Monday, 14 May 2018

The Trauma Cleaner


The Trauma Cleaner is having a moment just now. It's doing very well in sales, has a 4.07 Goodreads rating, and has won or been shortlisted for many major awards already. I saw author Sarah Krasnostein at the Sydney Writers Festival recently, so I picked up the book in the week before. Of course I didn't finish it til the week after, but I was glad that I'd made a start on it before our early morning session. 

Biography isn't a genre that I take on all that often, I find memoir more appealing I guess. But Sandra Pankhurst, the trauma cleaner of the title, is a particularly fascinating biographical subject. She was born a boy called Peter and adopted into an abusive family. Peter married young and fathered two children before leaving his family behind, coming out as gay, and later becoming one of the first gender reassignment patients in Australia and marrying again in later life as a woman.

Those family factors alone are interesting enough without the jobs that Peter and then Sandra worked along the way. Including drag queen, prostitue, funeral director, hardware shop owner before becoming a specialised trauma cleaner dealing with the houses of hoarders and crime scenes. It all seems like enough to fill more than one life. 

As a biographer Sarah Krasnostein had her work cut out for though, as Sandra is a very unreliable historian.
She is in her early sixties and simply not old enough for that to be the reason why she is so bad with the basic sequence of her life, particularly her early life. Many facts of Sandra's past are either entirely forgotten, endlessly interchangeable, neurotically ordered, conflicting or loosely tethered to reality. she is open about the fact that drugs have impacted her memory. ('I don't know, I can't remember. The lesson to be learnt is: Do not take drugs, it fucks your brain.') It is also my belief that her memory loss is trauma-induced. 
Of course cognitive impairment can happen in your sixties, but it is not just minor details that have slipped from Sandra's memory. She can't remember "the year of her marriage or whether she had a wedding reception or the births of her children or the details of her divorce or the year of her sex reassignment surgery." Major, major life events. In fact, the major events of a life. Sarah writes a very sympathetic version of Sandra's life.
Using words as disinfectants, we are trauma cleaning. Word by word, sentence by sentence, we are reuniting fragments scattered by chaos to create heat and light. 
But nothing here is sugar coated. Not Sandra's life, or her work. The named chapters relating Sandra's work with horders are particularly interesting. The description of the mess, the chaos, the smell. 
I hang back, sapped for a moment by the smell. Hanging over everything is one of two smells (the other being death) that I will discover and come to know during the time I spend watching Sandra at work: human dirt at close quarters over time. We have no single word for it, this smell. We have no adjective to describe how profoundly repulsive and unsettling it is. It's not just human effluence or rot, nor is it a simple matter of filth or grime or feculence of unwashedness. 
Sarah goes on to wonder if we used to have a word for it in "less hygienic times". I found these passages on smell particularly relatable as I know that smell. I really know it. I have come across that smell in my line of work many times. It is indescribable, but distinctive. It was revelatory to consider it "equally the ineffable smell of defeat, of isolation, of self-hate. Or, more simply, it is the smell of pain."

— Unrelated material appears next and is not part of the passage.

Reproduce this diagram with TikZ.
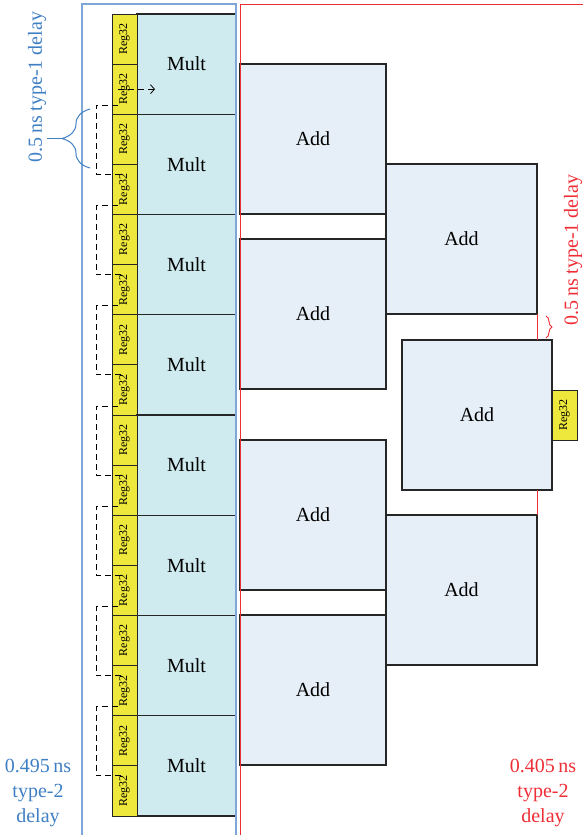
\documentclass[tikz,border=0pt]{standalone}
\usepackage{fontspec}
\usepackage{graphicx}
\setmainfont{Liberation Serif}
\usetikzlibrary{decorations.pathreplacing,arrows.meta}
\definecolor{regY}{HTML}{EEE83C}
\definecolor{multC}{HTML}{CFEBEF}
\definecolor{addC}{HTML}{E6EEF7}
\definecolor{frameB}{HTML}{7EA6D8}
\definecolor{textB}{HTML}{3F7FC4}
\definecolor{redC}{HTML}{EE2E36}
\begin{document}
\begin{tikzpicture}[x=1pt,y=-1pt,
  box/.style={draw=black!85, line width=1.1pt, inner sep=0pt, outer sep=0pt},
  multbox/.style={box, fill=multC, minimum width=99pt, minimum height=100.25pt, font=\fontsize{20}{24}\selectfont},
  regbox/.style={box, line width=0.9pt, fill=regY, minimum width=25pt, minimum height=50.125pt, font=\fontsize{12}{14}\selectfont},
  addbox/.style={box, fill=addC, minimum height=150pt, font=\fontsize{20}{24}\selectfont},
  fbline/.style={dashed, line width=0.8pt, dash pattern=on 6pt off 4pt},
  bigtxt/.style={font=\fontsize{20}{25}\selectfont, align=center, inner sep=0pt}
]
\useasboundingbox (0,0) rectangle (583,835);
% Mult column
\foreach \i in {1,...,8}{
  \pgfmathsetmacro\yt{14+100.25*(\i-1)}
  \node[multbox] (m\i) at (186.5,\yt+50.125) {Mult};
  \node[regbox] (ru\i) at (124.5,\yt+25.0625) {\rotatebox{90}{Reg32}};
  \node[regbox] (rl\i) at (124.5,\yt+75.1875) {\rotatebox{90}{Reg32}};
}
% feedback brackets
\foreach \k [evaluate=\k as \n using int(\k+1)] in {1,...,7}{
  \draw[fbline] ([xshift=6pt,yshift=9pt]rl\k.south west) -- ++(-22pt,0)
     |- ([xshift=10pt,yshift=-10pt]rl\n.north west);
}
\draw[fbline, -{Straight Barb[length=4pt,width=9pt]}] ([xshift=6pt]rl1.west) -- ([xshift=43pt]rl1.west);
% Add tree
\node[addbox, minimum width=146pt] (a1) at (313,139) {Add};
\node[addbox, minimum width=146pt] (a2) at (313,314) {Add};
\node[addbox, minimum width=146pt] (a3) at (313,515) {Add};
\node[addbox, minimum width=146pt] (a4) at (313,690) {Add};
\node[addbox, minimum width=151pt] (a5) at (461.5,239) {Add};
\node[addbox, minimum width=151pt] (a6) at (461.5,590) {Add};
\node[addbox, minimum width=150pt] (a7) at (477,415) {Add};
\node[regbox, minimum height=50pt] (r9) at (564.5,415) {\rotatebox{90}{Reg32}};
% red delay markers
\draw[redC, line width=0.9pt] (a5.south east) -- (a5.south east |- a7.north);
\draw[redC, line width=0.9pt] (a6.north east |- a7.south) -- (a6.north east);
% frames
\draw[frameB, line width=1.2pt] (82,835) -- (82,4) -- (236,4) -- (236,835);
\draw[redC, line width=1pt] (240,835) -- (240,4) -- (583,4);
% labels
\node[textB, bigtxt, rotate=90] (t1) at (37,87) {0.5\,ns type-1 delay};
\draw[textB, line width=1pt, decorate, decoration={brace, amplitude=28pt}] (90,168) -- (90,109);
\coordinate (bt) at (62,138.5);
\draw[textB, line width=1pt] (bt) -- (47,138.5);
\node[redC, bigtxt, rotate=90] (t2) at (573,250) {0.5\,ns type-1 delay};
\draw[redC, line width=0.9pt, decorate, decoration={brace, amplitude=6pt}] (546,316) -- (546,338);
\node[textB, bigtxt] (b1) at (38,793) {0.495\,ns\\type-2\\delay};
\node[redC, bigtxt] (b2) at (543,793) {0.405\,ns\\type-2\\delay};
\end{tikzpicture}
\end{document}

As a young adult I found Peter both courageous and cowardly. Courageous, or foolhardy, perhaps, to wear makeup to work in a flour mill in the early 1970s (even now I should think), but cowardly to lead a secret life while married to his young wife. Leaving her at home with the kids while he went out to gay nightclubs, taking drugs and being repeatedly unfaithful to his wife. My sympathies lay much more with his wife Linda during these sections. Peter is acting as if he doesn't have a family, and he eventually leaves Linda with nothing, and two children to raise. 

There is a chapter detailing a horrific rape that Sandra suffered at work that was particularly difficult reading. I've never read such a graphic account of a sexual assault- that term alone seems inadequate to cover the brutality of this attack, and almost sounds sanitised. Rape is a much more honest term for what happened to her. 

The Trauma Cleaner is mostly told in alternating chapters. Numbered chapters dealing more strictly with Sandra's story and named chapters showing Sandra at work with hoarders (Sarah wasn't allowed to report on the crime scenes). Sandra show tremendous compassion and empathy with her clients, both as a way to get the job done, but also just in the understanding way she treats people. At times I got a bit lost stylistically, but that was relatively minor and didn't effect my overall enjoyment of this rather unique book. 

The Trauma Cleaner book trailer:



A short SBS profile on Sandra Pankhurst:


http://australianwomenwriters.com

2 comments:

Anonymous said...

Thanks for this Louise. As you say, we reacted similarly to the book. I enjoyed the trailer and the profile on Sandra as I hadn't gone looking for any of these.

Brona said...

I keep to-ing & fro-ing about whether I can read this or not. You’ve made me think that I can.